When the film changes which direction characters are running across frame, it’s done in closer, twisty-bits and not the wide - eg. Hyun-nam running L-R at 0:31, and then Go Yoon-joo running R-L in the shot starting 0:31, closely followed by Hyun-nam in the same direction. The camera swings to follow them, then - their direction firmly re-established - the cut to three wide, wider, widest shots from 0:38-0:44 keeps them consistently running R-L.
Quick shout-out to the editing which lays characters ‘on top of each other’ on the cut so it feels smooth and continuous - eg. the cut from 0:27:-0:29
As the music and editing get more frenetic, we are sucked in as the hound gets closer and closer to the fox, both running L-R until . . .

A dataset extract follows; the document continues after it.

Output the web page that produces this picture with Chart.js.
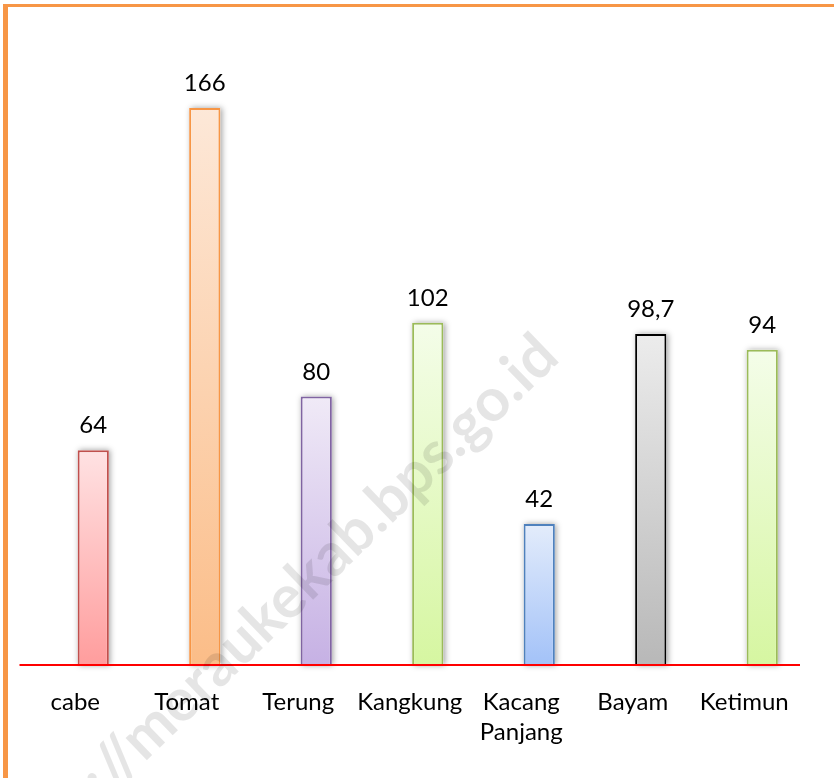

1:28 we see Hyun-nam’s eyes widen
1:29 a shot from Hyun-nam’s POV as a door opens towards her
1:30 the reverse as we see the door swing towards her contorting face
1:31 a smash cut to a plane in the door-coloured sky (the plane going R-L, or the opposite direction as Hyun-nam so insinuating an impact; framed right about where the apartment numbers had been)
1:32 the sound mix crossfades from chase-and-yell sounds to a plane ‘air displacement’ noises as
1:33-1:39 Hyun-nam falls, the airplane noise now sounding like blood rushing in her ears
While the whole chase has used elements drawn from animation (the sharp rectangles framing faves, the ultra-wide reminiscent of comic book apartments which are just boxes on boxes), Hyun-nam’s sloooooooo-mo fall is the most cartoonish of the sequence, reminiscent of Wile E Coyote suspended mid-air for several seconds before WHUMPing to the ground.
But there’s still one last detail to wrap up.
1:39 a cuts to the first wide-exterior-very-canted angle, looking down over the railing edge to see Hyun-nam on the floor, giving us *just* a moment to get our bearings before
1:42 we see Go Yoon-joo headed L-R on the floor above, and the camera follows his motion in one last directional switch.
Three little tots walking the opposite direction complete the scene.
Before you shoot your chase scene, consider not just how all the elements are going to cut, and how to keep the audience aware of the orientation of characters to each other, but what sort of feelings your shots and cuts are going to evoke in the viewer.
Barking Dogs’s chase scene has clear stakes - will the hound catch the fox - and we’re never at a loss for who is where, but its choices also cause tension, make us laugh, and drop our jaws in awed disbelief; not just at ‘what happens’ but the way it’s shown to us.
It’s those feelings which make a chase sequence something you want to watch again and again and again.